GSA Connects 2023 Meeting in Pittsburgh, Pennsylvania

Paper No. 126-1
Presentation Time: 1:35 PM

ALWAYS SOMETHING NEW IN THE MARYLAND MIOCENE


KIDWELL, Susan, Department of Geophyscial Sciences, Univ of Chicago, 5734 S. Ellis Avenue, Chicago, IL 60637

Old field areas are like old friends – you never forget them, just don’t see them as often, and when you do, both the deep and the fun conversations resume immediately. The Maryland Miocene is like that for both me and Tricia Kelley, as we are for each other, having first met by chance on the Calvert Cliffs as grad students. She was further along and so was the one giving the useful introductions to local landowners, and so I think of her whenever newcomers need help with this or other field areas. After her early, important dissertation analysis of stasis and punc eq using mollusks, she returned with students and colleagues for path-breaking studies of predator-prey interactions and valuable field trips.

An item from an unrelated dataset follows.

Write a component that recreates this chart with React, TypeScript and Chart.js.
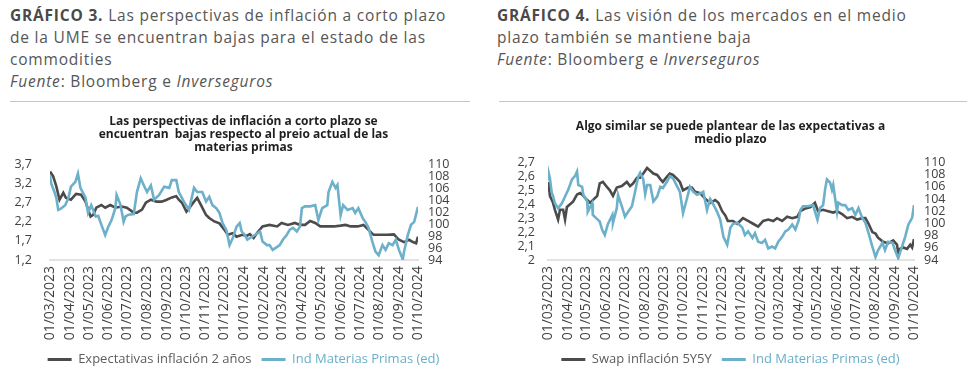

This talk highlights new physical stratigraphic and taphonomic insights – the undercarriage of paleo analysis -- into this richly fossiliferous record, touching on 4 aspects. In retrospect, it was far more complex than either of us realized. First, just how non-layer-cake these famously layer-cake strata really are, although the evidence -- for lateral facies tracts, transgressive shoreface beveling, max-regressive shaving, condensation during both onlap and max-transgression, incised valleys and other lenticularity, and, yes, local faulting -- is subtle, requiring closely measured sections and scaled cross-sections. Second, the dinocyst biozone evidence that corroborates the largest of these changes to Shattuck’s (1904) original litho-zonation (in prep. with Lucy Edwards, building on deVerteuil & Norris 1996). Third, Sr-isotope evidence that the ~3 m-thick Zone 10 shell bed, one of several spectacularly dense and diverse shell gravels in the Cliffs, reflects ~600ky of accumulation, about an order-of-magnitude more time than my original upper estimate for this (and other) condensed 3rd-order transgressive systems tracts here (with Josh Zimmt et al. 2022). Finally, petrographic analysis of bone fragments, whose authigenic infills, microbial tunneling, and microcracks reveal that, in fact, the shell-rich TSTs (Zones 10, 14, 17, 19) and even the 2nd-order SMT (Zone 12 bone bed) experienced episodes of subaerial exposure, consistent with subtle physical evidence for erosional beveling, as opposed to uninterrupted submarine accumulation (with Rachel Laker, in prep. 2023). A toast to scientific friendships!